** Start MATERIAL **
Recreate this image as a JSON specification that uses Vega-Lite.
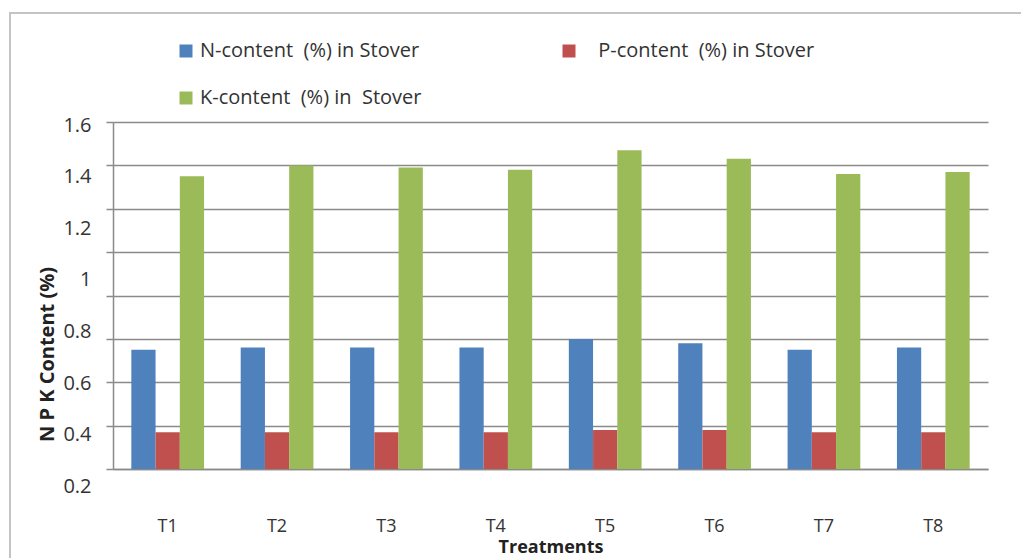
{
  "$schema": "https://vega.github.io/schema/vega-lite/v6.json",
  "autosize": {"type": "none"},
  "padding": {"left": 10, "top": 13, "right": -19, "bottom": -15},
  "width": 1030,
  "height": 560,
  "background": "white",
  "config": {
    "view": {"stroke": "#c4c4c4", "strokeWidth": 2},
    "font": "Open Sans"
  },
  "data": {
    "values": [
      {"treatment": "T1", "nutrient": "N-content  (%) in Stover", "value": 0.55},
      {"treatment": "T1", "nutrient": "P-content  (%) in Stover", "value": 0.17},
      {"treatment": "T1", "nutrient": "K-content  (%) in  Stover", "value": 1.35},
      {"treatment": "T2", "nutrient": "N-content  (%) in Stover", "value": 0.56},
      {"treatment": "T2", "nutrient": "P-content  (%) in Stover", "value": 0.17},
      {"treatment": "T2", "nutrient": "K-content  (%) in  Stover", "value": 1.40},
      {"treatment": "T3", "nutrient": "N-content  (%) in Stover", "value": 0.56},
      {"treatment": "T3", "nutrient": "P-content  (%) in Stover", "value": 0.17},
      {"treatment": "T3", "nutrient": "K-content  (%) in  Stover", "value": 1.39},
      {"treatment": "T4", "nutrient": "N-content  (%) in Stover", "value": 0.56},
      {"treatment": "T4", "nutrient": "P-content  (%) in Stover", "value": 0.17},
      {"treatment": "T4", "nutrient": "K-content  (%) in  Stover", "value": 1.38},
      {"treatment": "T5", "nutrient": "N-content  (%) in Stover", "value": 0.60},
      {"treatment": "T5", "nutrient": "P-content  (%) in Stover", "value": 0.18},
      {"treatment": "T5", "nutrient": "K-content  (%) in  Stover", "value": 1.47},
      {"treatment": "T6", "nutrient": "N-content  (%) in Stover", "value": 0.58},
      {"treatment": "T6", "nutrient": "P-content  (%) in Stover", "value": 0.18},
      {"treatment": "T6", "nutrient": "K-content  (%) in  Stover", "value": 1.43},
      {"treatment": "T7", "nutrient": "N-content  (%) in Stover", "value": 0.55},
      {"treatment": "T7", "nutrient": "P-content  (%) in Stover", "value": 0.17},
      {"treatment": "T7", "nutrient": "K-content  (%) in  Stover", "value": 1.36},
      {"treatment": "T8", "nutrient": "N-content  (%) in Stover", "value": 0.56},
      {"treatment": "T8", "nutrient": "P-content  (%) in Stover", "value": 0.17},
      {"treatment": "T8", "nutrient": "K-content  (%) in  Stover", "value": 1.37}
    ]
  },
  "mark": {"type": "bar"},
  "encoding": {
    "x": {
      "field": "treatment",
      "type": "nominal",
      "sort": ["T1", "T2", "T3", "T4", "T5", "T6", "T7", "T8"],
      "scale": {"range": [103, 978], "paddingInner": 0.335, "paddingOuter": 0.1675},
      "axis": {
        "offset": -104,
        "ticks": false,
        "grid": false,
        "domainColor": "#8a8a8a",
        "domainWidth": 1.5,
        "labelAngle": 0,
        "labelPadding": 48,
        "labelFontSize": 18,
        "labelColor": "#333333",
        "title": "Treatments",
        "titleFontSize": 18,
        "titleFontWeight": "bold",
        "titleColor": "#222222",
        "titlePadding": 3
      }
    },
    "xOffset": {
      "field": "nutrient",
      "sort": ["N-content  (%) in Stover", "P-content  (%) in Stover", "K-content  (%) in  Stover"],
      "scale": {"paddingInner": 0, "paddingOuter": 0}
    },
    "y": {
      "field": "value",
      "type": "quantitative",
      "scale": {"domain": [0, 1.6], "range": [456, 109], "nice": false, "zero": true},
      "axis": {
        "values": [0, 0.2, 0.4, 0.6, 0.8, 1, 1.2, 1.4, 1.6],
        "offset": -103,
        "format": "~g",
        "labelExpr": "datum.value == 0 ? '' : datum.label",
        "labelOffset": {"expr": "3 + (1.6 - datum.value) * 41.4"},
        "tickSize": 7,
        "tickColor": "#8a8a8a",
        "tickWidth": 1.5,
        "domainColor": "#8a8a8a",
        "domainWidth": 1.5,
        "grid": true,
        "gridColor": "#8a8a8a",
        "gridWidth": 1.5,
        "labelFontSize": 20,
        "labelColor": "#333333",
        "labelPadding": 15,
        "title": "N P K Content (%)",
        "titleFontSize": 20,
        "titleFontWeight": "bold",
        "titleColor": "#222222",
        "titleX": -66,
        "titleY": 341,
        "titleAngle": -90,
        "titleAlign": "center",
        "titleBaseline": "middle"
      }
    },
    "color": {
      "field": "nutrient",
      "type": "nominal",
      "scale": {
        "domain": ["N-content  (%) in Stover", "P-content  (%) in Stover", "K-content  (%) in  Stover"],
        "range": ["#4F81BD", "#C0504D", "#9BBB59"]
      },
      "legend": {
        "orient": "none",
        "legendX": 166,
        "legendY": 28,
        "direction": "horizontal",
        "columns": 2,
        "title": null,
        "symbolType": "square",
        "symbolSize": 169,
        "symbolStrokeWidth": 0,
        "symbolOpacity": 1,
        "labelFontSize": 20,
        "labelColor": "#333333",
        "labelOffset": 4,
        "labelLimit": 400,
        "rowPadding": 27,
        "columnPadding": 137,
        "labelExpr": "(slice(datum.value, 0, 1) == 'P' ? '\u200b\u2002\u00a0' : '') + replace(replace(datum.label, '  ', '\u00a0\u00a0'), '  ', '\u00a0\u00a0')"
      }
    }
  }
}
** End MATERIAL **
● STATED PROBLEM: Using the material above, set down every line exactly, but skip the pictures.

● RIGHT ANSWER:
Recreate this image as a JSON specification that uses Vega-Lite.
{
  "$schema": "https://vega.github.io/schema/vega-lite/v6.json",
  "autosize": {"type": "none"},
  "padding": {"left": 10, "top": 13, "right": -19, "bottom": -15},
  "width": 1030,
  "height": 560,
  "background": "white",
  "config": {
    "view": {"stroke": "#c4c4c4", "strokeWidth": 2},
    "font": "Open Sans"
  },
  "data": {
    "values": [
      {"treatment": "T1", "nutrient": "N-content  (%) in Stover", "value": 0.55},
      {"treatment": "T1", "nutrient": "P-content  (%) in Stover", "value": 0.17},
      {"treatment": "T1", "nutrient": "K-content  (%) in  Stover", "value": 1.35},
      {"treatment": "T2", "nutrient": "N-content  (%) in Stover", "value": 0.56},
      {"treatment": "T2", "nutrient": "P-content  (%) in Stover", "value": 0.17},
      {"treatment": "T2", "nutrient": "K-content  (%) in  Stover", "value": 1.40},
      {"treatment": "T3", "nutrient": "N-content  (%) in Stover", "value": 0.56},
      {"treatment": "T3", "nutrient": "P-content  (%) in Stover", "value": 0.17},
      {"treatment": "T3", "nutrient": "K-content  (%) in  Stover", "value": 1.39},
      {"treatment": "T4", "nutrient": "N-content  (%) in Stover", "value": 0.56},
      {"treatment": "T4", "nutrient": "P-content  (%) in Stover", "value": 0.17},
      {"treatment": "T4", "nutrient": "K-content  (%) in  Stover", "value": 1.38},
      {"treatment": "T5", "nutrient": "N-content  (%) in Stover", "value": 0.60},
      {"treatment": "T5", "nutrient": "P-content  (%) in Stover", "value": 0.18},
      {"treatment": "T5", "nutrient": "K-content  (%) in  Stover", "value": 1.47},
      {"treatment": "T6", "nutrient": "N-content  (%) in Stover", "value": 0.58},
      {"treatment": "T6", "nutrient": "P-content  (%) in Stover", "value": 0.18},
      {"treatment": "T6", "nutrient": "K-content  (%) in  Stover", "value": 1.43},
      {"treatment": "T7", "nutrient": "N-content  (%) in Stover", "value": 0.55},
      {"treatment": "T7", "nutrient": "P-content  (%) in Stover", "value": 0.17},
      {"treatment": "T7", "nutrient": "K-content  (%) in  Stover", "value": 1.36},
      {"treatment": "T8", "nutrient": "N-content  (%) in Stover", "value": 0.56},
      {"treatment": "T8", "nutrient": "P-content  (%) in Stover", "value": 0.17},
      {"treatment": "T8", "nutrient": "K-content  (%) in  Stover", "value": 1.37}
    ]
  },
  "mark": {"type": "bar"},
  "encoding": {
    "x": {
      "field": "treatment",
      "type": "nominal",
      "sort": ["T1", "T2", "T3", "T4", "T5", "T6", "T7", "T8"],
      "scale": {"range": [103, 978], "paddingInner": 0.335, "paddingOuter": 0.1675},
      "axis": {
        "offset": -104,
        "ticks": false,
        "grid": false,
        "domainColor": "#8a8a8a",
        "domainWidth": 1.5,
        "labelAngle": 0,
        "labelPadding": 48,
        "labelFontSize": 18,
        "labelColor": "#333333",
        "title": "Treatments",
        "titleFontSize": 18,
        "titleFontWeight": "bold",
        "titleColor": "#222222",
        "titlePadding": 3
      }
    },
    "xOffset": {
      "field": "nutrient",
      "sort": ["N-content  (%) in Stover", "P-content  (%) in Stover", "K-content  (%) in  Stover"],
      "scale": {"paddingInner": 0, "paddingOuter": 0}
    },
    "y": {
      "field": "value",
      "type": "quantitative",
      "scale": {"domain": [0, 1.6], "range": [456, 109], "nice": false, "zero": true},
      "axis": {
        "values": [0, 0.2, 0.4, 0.6, 0.8, 1, 1.2, 1.4, 1.6],
        "offset": -103,
        "format": "~g",
        "labelExpr": "datum.value == 0 ? '' : datum.label",
        "labelOffset": {"expr": "3 + (1.6 - datum.value) * 41.4"},
        "tickSize": 7,
        "tickColor": "#8a8a8a",
        "tickWidth": 1.5,
        "domainColor": "#8a8a8a",
        "domainWidth": 1.5,
        "grid": true,
        "gridColor": "#8a8a8a",
        "gridWidth": 1.5,
        "labelFontSize": 20,
        "labelColor": "#333333",
        "labelPadding": 15,
        "title": "N P K Content (%)",
        "titleFontSize": 20,
        "titleFontWeight": "bold",
        "titleColor": "#222222",
        "titleX": -66,
        "titleY": 341,
        "titleAngle": -90,
        "titleAlign": "center",
        "titleBaseline": "middle"
      }
    },
    "color": {
      "field": "nutrient",
      "type": "nominal",
      "scale": {
        "domain": ["N-content  (%) in Stover", "P-content  (%) in Stover", "K-content  (%) in  Stover"],
        "range": ["#4F81BD", "#C0504D", "#9BBB59"]
      },
      "legend": {
        "orient": "none",
        "legendX": 166,
        "legendY": 28,
        "direction": "horizontal",
        "columns": 2,
        "title": null,
        "symbolType": "square",
        "symbolSize": 169,
        "symbolStrokeWidth": 0,
        "symbolOpacity": 1,
        "labelFontSize": 20,
        "labelColor": "#333333",
        "labelOffset": 4,
        "labelLimit": 400,
        "rowPadding": 27,
        "columnPadding": 137,
        "labelExpr": "(slice(datum.value, 0, 1) == 'P' ? '\u200b\u2002\u00a0' : '') + replace(replace(datum.label, '  ', '\u00a0\u00a0'), '  ', '\u00a0\u00a0')"
      }
    }
  }
}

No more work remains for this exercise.